→ Aim
In the entries below, repeat only the lines between those holding "Rebuild this chart" and "legend_y = [163, 163, 227, 227, 290]", inclusive. Leave pictures out.

→ Data shown
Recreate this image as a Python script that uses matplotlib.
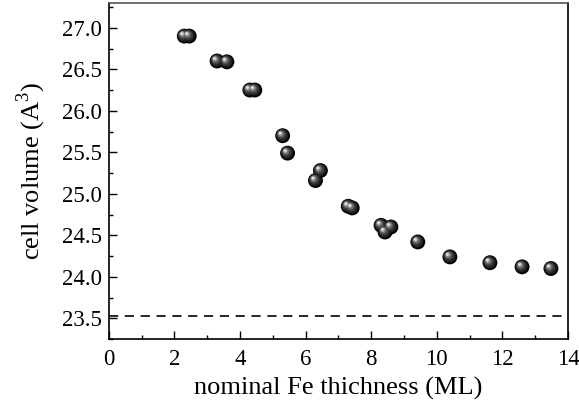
import matplotlib
matplotlib.use('Agg')
import matplotlib.pyplot as plt
from matplotlib.transforms import offset_copy
from matplotlib.ticker import MultipleLocator

plt.rcParams['font.family'] = ['Liberation Serif', 'DejaVu Serif']
plt.rcParams['mathtext.fontset'] = 'custom'
plt.rcParams['mathtext.rm'] = 'Liberation Serif'

# nominal Fe thickness (ML) and cell volume (A^3)
thickness = [2.3, 2.45, 3.3, 3.6, 4.3, 4.45, 5.3, 5.45, 6.3, 6.45,
             7.3, 7.42, 8.3, 8.42, 8.6, 9.42, 10.4, 11.62, 12.6, 13.48]
volume = [26.9, 26.9, 26.6, 26.59, 26.25, 26.25, 25.7, 25.49, 25.16, 25.28,
          24.85, 24.83, 24.62, 24.54, 24.6, 24.42, 24.24, 24.17, 24.12, 24.1]
bulk_volume = 23.53

fig = plt.figure(figsize=(5.79, 4.12), dpi=100)
ax = fig.add_axes([0.188, 0.177, 0.793, 0.816])

ax.axhline(bulk_volume, color='black', lw=1.2, ls=(0, (5.5, 4)))

# shaded "sphere" markers: stacked circles getting lighter toward upper-left
layers = [(115, '#000000', 0.0, 0.0),
          (80, '#202020', -0.4, 0.4),
          (48, '#3c3c3c', -0.8, 0.8),
          (25, '#6a6a6a', -1.2, 1.2),
          (10, '#a8a8a8', -1.6, 1.6),
          (3, '#e8e8e8', -1.8, 1.8)]
for s, c, dx, dy in layers:
    tr = offset_copy(ax.transData, fig=fig, x=dx, y=dy, units='points')
    ax.scatter(thickness, volume, s=s, color=c, edgecolors='none',
               transform=tr, zorder=3)

ax.set_xlim(0, 14)
ax.set_ylim(23.25, 27.3)
ax.xaxis.set_major_locator(MultipleLocator(2))
ax.xaxis.set_minor_locator(MultipleLocator(1))
ax.yaxis.set_major_locator(MultipleLocator(0.5))
ax.yaxis.set_minor_locator(MultipleLocator(0.25))
ax.yaxis.set_major_formatter(plt.FormatStrFormatter('%.1f'))
ax.tick_params(which='both', direction='in', top=False, right=False, labelsize=16.5)
ax.tick_params(which='major', length=6, width=1)
ax.tick_params(which='minor', length=3, width=1)
ax.tick_params(axis='y', pad=5)
ax.tick_params(axis='x', pad=7)
for sp in ax.spines.values():
    sp.set_linewidth(1.2)
ax.spines['top'].set_color('#555555')

ax.set_xlabel('nominal Fe thichness (ML)', fontsize=19, labelpad=5)
ax.set_ylabel('cell volume (A$^3$)', fontsize=19, labelpad=10)

fig.savefig('out.png', dpi=100)
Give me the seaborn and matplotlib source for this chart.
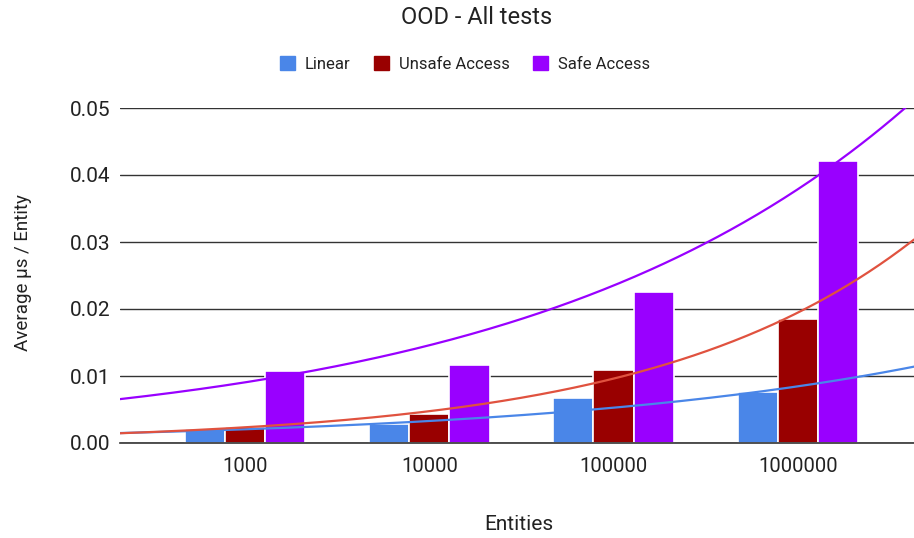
import numpy as np
import pandas as pd
import matplotlib
matplotlib.use("Agg")
import matplotlib.pyplot as plt
import seaborn as sns
from matplotlib.patches import Patch

categories = ["1000", "10000", "100000", "1000000"]
linear = [0.0021, 0.0028, 0.0067, 0.0076]
unsafe = [0.0024, 0.0043, 0.0109, 0.0185]
safe = [0.0107, 0.0116, 0.0225, 0.0421]
series_names = ["Linear", "Unsafe Access", "Safe Access"]
bar_colors = ["#4a86e8", "#990000", "#9900ff"]
trend_colors = ["#4a86e8", "#e0523f", "#9900ff"]

sns.set_theme(style="white")
plt.rcParams['font.family'] = ['Roboto', 'DejaVu Sans']

df = pd.DataFrame({
    "Entities": categories * 3,
    "value": linear + unsafe + safe,
    "series": [s for s in series_names for _ in categories],
})

fig = plt.figure(figsize=(9.14, 5.38), dpi=100)
ax = fig.add_axes([120 / 914, 1 - 443 / 538, 1 - 120 / 914, (443 - 108) / 538])

sns.barplot(data=df, x="Entities", y="value", hue="series", order=categories,
            hue_order=series_names, palette=bar_colors, width=0.655,
            edgecolor="white", linewidth=1.2, saturation=1, ax=ax, legend=False)

xmin, xmax = -0.678, 3.63
ax.set_xlim(xmin, xmax)
ax.set_ylim(0, 0.05)

# exponential trendlines (least squares on log values)
idx = np.arange(len(categories))
xs = np.linspace(xmin, xmax, 300)
for vals, col in zip([linear, unsafe, safe], trend_colors):
    b, a = np.polyfit(idx, np.log(vals), 1)
    ax.plot(xs, np.exp(a + b * xs), color=col, lw=1.6, zorder=5, clip_on=True)

ax.set_yticks(np.arange(0, 0.051, 0.01))
ax.set_yticklabels([f"{v:.2f}" for v in np.arange(0, 0.051, 0.01)])
ax.yaxis.grid(True, color="#333333", lw=1)
ax.set_axisbelow(True)
for s in ["top", "right", "left"]:
    ax.spines[s].set_visible(False)
ax.spines["bottom"].set_color("#333333")
ax.spines["bottom"].set_linewidth(1.2)
ax.tick_params(axis="y", length=0, labelsize=15, colors="#222222", pad=7)
ax.tick_params(axis="x", length=0, labelsize=14.5, colors="#222222", pad=10)

ax.set_xlabel("")
ax.set_ylabel("")
fig.text(519 / 914, 1 - 525 / 538, "Entities", ha="center", va="center",
         fontsize=15, color="#222222")
fig.text(23 / 914, 1 - 273 / 538, "Average µs / Entity", ha="center", va="center",
         rotation=90, fontsize=13.5, color="#222222")
fig.text(477 / 914, 1 - 18 / 538, "OOD - All tests", ha="center", va="center",
         fontsize=17, color="#222222")

handles = [Patch(facecolor=c, edgecolor=c) for c in bar_colors]
fig.legend(handles, series_names, loc="center", bbox_to_anchor=(465 / 914, 1 - 64 / 538),
           ncol=3, frameon=False, fontsize=12, handlelength=0.9, handleheight=0.9,
           columnspacing=1.4, handletextpad=0.6, labelcolor="#222222")

fig.savefig("out.png", dpi=100)
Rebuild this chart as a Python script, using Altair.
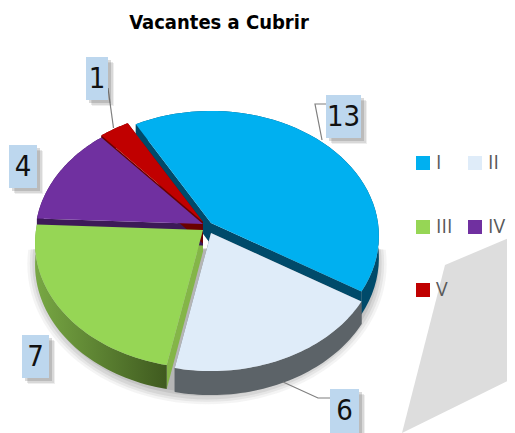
import math
import altair as alt
import pandas as pd

# ---------- data ----------
categories = ["I", "II", "III", "IV", "V"]
values = [13, 6, 7, 4, 1]
top_colors = ["#00B0F0", "#DFECF9", "#96D655", "#7030A0", "#C00000"]
wall_colors = ["#004A6A", "#5C6368", "#84B548", "#3D1A58", "#6A0000"]
rim_colors = ["#004A6A", "#5C6368", "#5F8A36", "#3D1A58", "#6A0000"]
apex_x = [211, 211, 203, 203, 203]
apex_y = [223, 233, 230, 224, 222]

# legend layout (reference pixels)
legend_x = [423, 475, 423, 475, 423]
legend_y = [163, 163, 227, 227, 290]

# label boxes: text, left, right, top, bottom (reference pixels)
box_text = ["13", "6", "7", "4", "1"]
box_x0 = [326, 330, 22, 9, 86]
box_x1 = [361, 359, 49, 37, 108]
box_y0 = [95, 389, 335, 145, 57]
box_y1 = [138, 433, 378, 188, 100]

# leader lines
leader_id = [0, 0, 0, 1, 1, 1, 2, 2]
leader_x = [322, 315, 326, 283, 318, 330, 113.5, 108]
leader_y = [140, 104, 104, 382, 398, 398, 128, 88]

backdrop_x = [445, 530, 530, 402]
backdrop_y = [265, 229, 370, 433]

title_text = "Vacantes a Cubrir"
COND = "'DejaVu Sans Condensed', 'Liberation Sans', sans-serif"

# ---------- geometry ----------
OFF = 8
START = -29.4
RX, RY, K, DEPTH = 167.0, 123.7, 0.104, 21.5


def px(x):
    return x - OFF


def py(y):
    return y - OFF


def rim(i, a0, a1, n=48, drop=False):
    pts = []
    for j in range(n + 1):
        t = math.radians(a0 + (a1 - a0) * j / n)
        u, v = math.sin(t), -math.cos(t)
        w = 1 - K * v
        x = apex_x[i] + RX * u / w
        y = apex_y[i] + RY * v / w + (DEPTH / w if drop else 0)
        pts.append([x, y])
    return pts


def feature(pts, **props):
    ring = [[px(a), py(b)] for a, b in pts]
    ring.append(ring[0])
    return {"type": "Feature", "properties": props,
            "geometry": {"type": "Polygon", "coordinates": [ring]}}


total = sum(values)
angles = [START]
for val in values:
    angles.append(angles[-1] + 360.0 * val / total)

tops, walls, rims = [], [], []
for i, c in enumerate(categories):
    a0, a1 = angles[i], angles[i + 1]
    apex = [apex_x[i], apex_y[i]]
    apex_d = [apex_x[i], apex_y[i] + DEPTH]
    tops.append(feature([apex] + rim(i, a0, a1), cat=c))
    s, e = rim(i, a0, a1, 1), rim(i, a0, a1, 1, True)
    walls.append(feature([apex, s[0], e[0], apex_d], fill=wall_colors[i]))
    walls.append(feature([apex, s[1], e[1], apex_d], fill=wall_colors[i]))
    rims.append((i, feature(rim(i, a0, a1) + rim(i, a0, a1, drop=True)[::-1], fill=rim_colors[i])))

PROJ = dict(type="identity", scale=1, translate=[0, 0])


def shapes(feats):
    return alt.Chart(alt.Data(values=feats))


# soft drop shadow under the front half of the pie
shadow_layers = []
for gx, gy, op in [(1.07, 1.10, 0.08), (1.055, 1.085, 0.10), (1.04, 1.07, 0.13),
                   (1.025, 1.05, 0.16), (1.01, 1.03, 0.18)]:
    pts = []
    for j in range(61):
        t = math.radians(90 + 3 * j)
        u, v = math.sin(t), -math.cos(t)
        w = 1 - K * v
        pts.append([207 + gx * RX * u / w, 226 + gy * (RY * v / w + DEPTH / w)])
    shadow_layers.append(
        shapes([feature(pts)]).mark_geoshape(fill="#6f6f6f", strokeWidth=0, opacity=op)
        .project(**PROJ)
    )

backdrop = shapes([feature([[a, b] for a, b in zip(backdrop_x, backdrop_y)])]).mark_geoshape(
    fill="#DDDDDD", strokeWidth=0).project(**PROJ)

wall_layer = shapes(walls + [f for i, f in rims if i != 2]).mark_geoshape(strokeWidth=0).encode(
    fill=alt.Fill("properties.fill:N", scale=None)).project(**PROJ)

green_rim = shapes([rims[2][1]]).mark_geoshape(
    strokeWidth=0,
    fill=alt.Gradient(gradient="linear", x1=0, y1=0, x2=1, y2=0,
                      stops=[alt.GradientStop(offset=0, color="#78A844"),
                             alt.GradientStop(offset=1, color="#3F5A1F")])
).project(**PROJ)

color_scale = alt.Scale(domain=categories, range=top_colors)

top_layer = shapes(tops).mark_geoshape(strokeWidth=0).encode(
    color=alt.Color("properties.cat:N", scale=color_scale, legend=None)
).project(**PROJ)

legend_df = pd.DataFrame({
    "cat": categories,
    "x": [px(v) for v in legend_x], "y": [py(v) for v in legend_y],
    "tx": [px(v + 13) for v in legend_x],
})
legend_marks = alt.Chart(legend_df).mark_square(size=196, opacity=1).encode(
    x=alt.X("x:Q", scale=None, axis=None), y=alt.Y("y:Q", scale=None, axis=None),
    color=alt.Color("cat:N", scale=color_scale, legend=None))
legend_text = alt.Chart(legend_df).mark_text(
    font="Open Sans", fontSize=19.5, color="#595959", align="left", baseline="middle"
).encode(x=alt.X("tx:Q", scale=None, axis=None), y=alt.Y("y:Q", scale=None, axis=None), text="cat:N")

boxes = pd.DataFrame({
    "t": box_text,
    "x0": [px(v) for v in box_x0], "x1": [px(v) for v in box_x1],
    "y0": [py(v) for v in box_y0], "y1": [py(v) for v in box_y1],
})
boxes["cx"] = (boxes.x0 + boxes.x1) / 2
boxes["cy"] = (boxes.y0 + boxes.y1) / 2


def rect_layer(df, dx, dy, color, op):
    d = df.copy()
    for col, off in [("x0", dx), ("x1", dx), ("y0", dy), ("y1", dy)]:
        d[col] = d[col] + off
    return alt.Chart(d).mark_rect(color=color, opacity=op).encode(
        x=alt.X("x0:Q", scale=None, axis=None), x2="x1:Q",
        y=alt.Y("y0:Q", scale=None, axis=None), y2="y1:Q")


box_shadows = [rect_layer(boxes, d, d, "#555555", o) for d, o in [(6, 0.10), (5, 0.14), (3, 0.22)]]
box_rects = rect_layer(boxes, 0, 0, "#BDD7EE", 1)

box_text_layer = alt.Chart(boxes).mark_text(
    font=COND, fontSize=29, color="#111111", baseline="middle", align="center"
).encode(x=alt.X("cx:Q", scale=None, axis=None), y=alt.Y("cy:Q", scale=None, axis=None), text="t:N")

leaders = alt.Chart(pd.DataFrame({
    "id": leader_id, "x": [px(v) for v in leader_x], "y": [py(v) for v in leader_y],
    "o": list(range(len(leader_x)))
})).mark_line(color="#7F7F7F", strokeWidth=1.2).encode(
    x=alt.X("x:Q", scale=None, axis=None), y=alt.Y("y:Q", scale=None, axis=None),
    detail="id:N", order="o:Q")

title = alt.Chart(pd.DataFrame({"t": [title_text], "x": [px(219)], "y": [py(23)]})).mark_text(
    font=COND, fontWeight="bold", fontSize=20, color="#000000",
    align="center", baseline="middle"
).encode(x=alt.X("x:Q", scale=None, axis=None), y=alt.Y("y:Q", scale=None, axis=None), text="t:N")

chart = alt.layer(
    backdrop, *shadow_layers, wall_layer, green_rim, top_layer, leaders,
    *box_shadows, box_rects, box_text_layer, legend_marks, legend_text, title
).properties(width=499, height=425, padding=0, autosize="none",
             background="white").configure_view(stroke=None)

chart.save("out.html", embed_options={"renderer": "svg", "actions": False})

→ Task result
Rebuild this chart as a Python script, using Altair.
import math
import altair as alt
import pandas as pd

# ---------- data ----------
categories = ["I", "II", "III", "IV", "V"]
values = [13, 6, 7, 4, 1]
top_colors = ["#00B0F0", "#DFECF9", "#96D655", "#7030A0", "#C00000"]
wall_colors = ["#004A6A", "#5C6368", "#84B548", "#3D1A58", "#6A0000"]
rim_colors = ["#004A6A", "#5C6368", "#5F8A36", "#3D1A58", "#6A0000"]
apex_x = [211, 211, 203, 203, 203]
apex_y = [223, 233, 230, 224, 222]

# legend layout (reference pixels)
legend_x = [423, 475, 423, 475, 423]
legend_y = [163, 163, 227, 227, 290]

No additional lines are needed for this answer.